Wednesday, January 15, 2014
Visitors
Like director Godfrey Reggio’s Koyaanisqatsi, Visitors uses lush cinematography, a nonstop Philip Glass score, and generous lashings of slow-motion and time lapse photography to half-seduce, half-hypnotize us into seeing familiar sights with fresh eyes. Ironically, Reggio’s signature style has been so widely copied in ads that it can feel a little tired itself, especially when a subject is shot from below against a sky with time-lapse clouds scudding by. But I couldn’t shake the feeling that this film had something profound to say even when I wasn’t sure what that was.
There are almost no words in Visitors’ succession of creamy black and white shots. There’s no narrative either-—except whatever order your mind imposes on the steadily accumulating images.
Shot in digital 4k, which holds four times as many pixels per square inch as HD, the shots are almost always held for a long time—-minutes rather than seconds. Some are of transcendently beautiful trees or mountains and a few show hands typing or tapping at keyboards, though the keyboards themselves have been digitally removed, so the movements made by the fingers look abstract. More are of picturesquely decaying man-made objects (an abandoned amusement park, trash falling in langorous slo-mo at a garbage dump, old mausoleums in a graveyard). But most consist of a person facing the camera, bathed in soft light against a black or very minimal background.

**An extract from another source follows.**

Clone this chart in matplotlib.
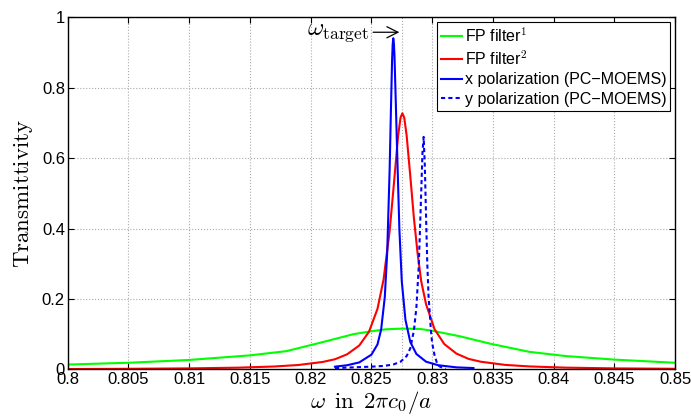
import matplotlib
matplotlib.use("Agg")
import matplotlib.pyplot as plt
from matplotlib.ticker import FormatStrFormatter, MultipleLocator

plt.rcParams['font.family'] = ['Liberation Sans', 'DejaVu Sans']
plt.rcParams['mathtext.fontset'] = 'cm'

# ---- data ----
fp1_x = [0.800, 0.805, 0.810, 0.815, 0.818, 0.8208, 0.8235, 0.8249, 0.8262, 0.8276,
         0.829, 0.830, 0.8323, 0.8348, 0.838, 0.841, 0.845, 0.850]
fp1_y = [0.014, 0.019, 0.027, 0.040, 0.052, 0.076, 0.100, 0.108, 0.114, 0.116,
         0.115, 0.110, 0.094, 0.073, 0.050, 0.038, 0.028, 0.019]

fp2_x = [0.800, 0.805, 0.810, 0.814, 0.817, 0.819, 0.821, 0.822, 0.823, 0.824,
         0.8248, 0.8255, 0.826, 0.8265, 0.8268, 0.8272, 0.8274, 0.82755, 0.8277, 0.8279,
         0.8282, 0.8285, 0.8288, 0.8291, 0.8295,
         0.8302, 0.831, 0.832, 0.833, 0.834, 0.836, 0.838, 0.841, 0.845, 0.850]
fp2_y = [0.0012, 0.0019, 0.0031, 0.0051, 0.0084, 0.0127, 0.0214, 0.029, 0.043, 0.068,
         0.107, 0.172, 0.255, 0.393, 0.507, 0.664, 0.715, 0.727, 0.715, 0.664,
         0.549, 0.429, 0.330, 0.250, 0.185,
         0.114, 0.072, 0.045, 0.030, 0.022, 0.013, 0.0086, 0.0052, 0.0031, 0.0019]

xpol_x = [0.8220, 0.8230, 0.8240, 0.8250, 0.8255, 0.8258, 0.8261, 0.8263, 0.8265, 0.8266,
          0.8267, 0.82675, 0.8268, 0.82685, 0.8269, 0.8270, 0.8271, 0.8273, 0.8275, 0.8278,
          0.8282, 0.8287, 0.8295, 0.8305, 0.8320, 0.8334]
xpol_y = [0.008, 0.012, 0.020, 0.042, 0.071, 0.113, 0.205, 0.332, 0.567, 0.727,
          0.876, 0.922, 0.940, 0.925, 0.889, 0.766, 0.640, 0.400, 0.250, 0.141,
          0.078, 0.044, 0.022, 0.012, 0.006, 0.004]

ypol_x = [0.8220, 0.8235, 0.8250, 0.8260, 0.8268, 0.8274, 0.8279, 0.8282, 0.8285, 0.8287,
          0.8289, 0.8291, 0.8292, 0.8293, 0.8294, 0.8295, 0.8296, 0.8297, 0.8299, 0.8300,
          0.8302, 0.8304, 0.8306, 0.8309, 0.8311]
ypol_y = [0.004, 0.006, 0.008, 0.010, 0.014, 0.022, 0.038, 0.060, 0.111, 0.175,
          0.295, 0.504, 0.613, 0.660, 0.575, 0.430, 0.300, 0.210, 0.110, 0.075,
          0.040, 0.018, 0.009, 0.004, 0.002]

omega_target = 0.8275
labels = [r'FP filter$^{\mathsf{1}}$', r'FP filter$^{\mathsf{2}}$',
          'x polarization (PC\u2212MOEMS)', 'y polarization (PC\u2212MOEMS)']

fig = plt.figure(figsize=(6.91, 4.17), dpi=100)
ax = fig.add_axes([0.098, 0.114, 0.879, 0.845])

ax.plot(fp1_x, fp1_y, color=(0, 1, 0), lw=1.5, label=labels[0])
ax.plot(fp2_x, fp2_y, color=(1, 0, 0), lw=1.5, label=labels[1])
ax.plot(xpol_x, xpol_y, color=(0, 0, 1), lw=1.5, label=labels[2])
ax.plot(ypol_x, ypol_y, color=(0, 0, 1), lw=1.5, ls=(0, (2, 1.5)), label=labels[3])

ax.axvline(omega_target, color='#aaaaaa', ls=':', lw=0.8, zorder=0)

ax.set_xlim(0.8, 0.85)
ax.set_ylim(0, 1)
ax.xaxis.set_major_locator(MultipleLocator(0.005))
ax.yaxis.set_major_locator(MultipleLocator(0.2))
ax.xaxis.set_major_formatter(FormatStrFormatter('%g'))
ax.yaxis.set_major_formatter(FormatStrFormatter('%g'))
ax.grid(True, ls=':', color='#aaaaaa', lw=0.8)
ax.set_axisbelow(True)
ax.tick_params(direction='in', top=True, right=True, labelsize=12, length=4, pad=2)
for s in ax.spines.values():
    s.set_linewidth(1.0)

ax.set_xlabel(r'$\omega\enspace\mathrm{in}\enspace 2\pi c_0/a$', fontsize=16.5, labelpad=1)
ax.set_ylabel(r'$\mathrm{Transmittivity}$', fontsize=16.5, labelpad=5)

ax.annotate(r'$\omega_{\mathrm{target}}$', xy=(omega_target - 0.0002, 0.957),
            xytext=(0.8248, 0.957), fontsize=18, ha='right', va='center',
            arrowprops=dict(arrowstyle='->', color='black', lw=0.9,
                            shrinkA=1, shrinkB=0, mutation_scale=20))

leg = ax.legend(loc='upper right', fontsize=11.5, frameon=True, fancybox=False,
                edgecolor='black', framealpha=1, handlelength=1.3,
                handletextpad=0.2, labelspacing=0.3, borderpad=0.25,
                borderaxespad=0.3)
leg.get_frame().set_linewidth(0.8)

fig.savefig('out.png', dpi=100)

Centered on the screen, the men, women, children and one very dignified lowland gorilla in these portraits stare back at us, their faces generally so still that you may wonder: is this live action or a still photograph? Like a more sumptuous version of Andy Warhol’s Screen Tests, this is a movie that watches you at least as closely as you watch it.
Staring at a series of strangers as they appear to do nothing (according to the press notes, most watched TV or played video games while they were being filmed, while some just looked at the camera) feels odd, even uncomfortable at times, but it’s also magnetic. As the gently persistent camera circles around or pushes in on its often slowed-down subjects, you start to feel almost godlike, a weightless witness floating through space and time. The satellite’s-eye shots of the moon’s surface and of Earth that show up at the beginning and end of the film reinforce that feeling--and provide a theory about the film’s deeper meaning.
Couldn’t the visitors of the title could be us humans, relative latecomers that we are to planet Earth, dropping in on our beautiful blue planet only to trash it?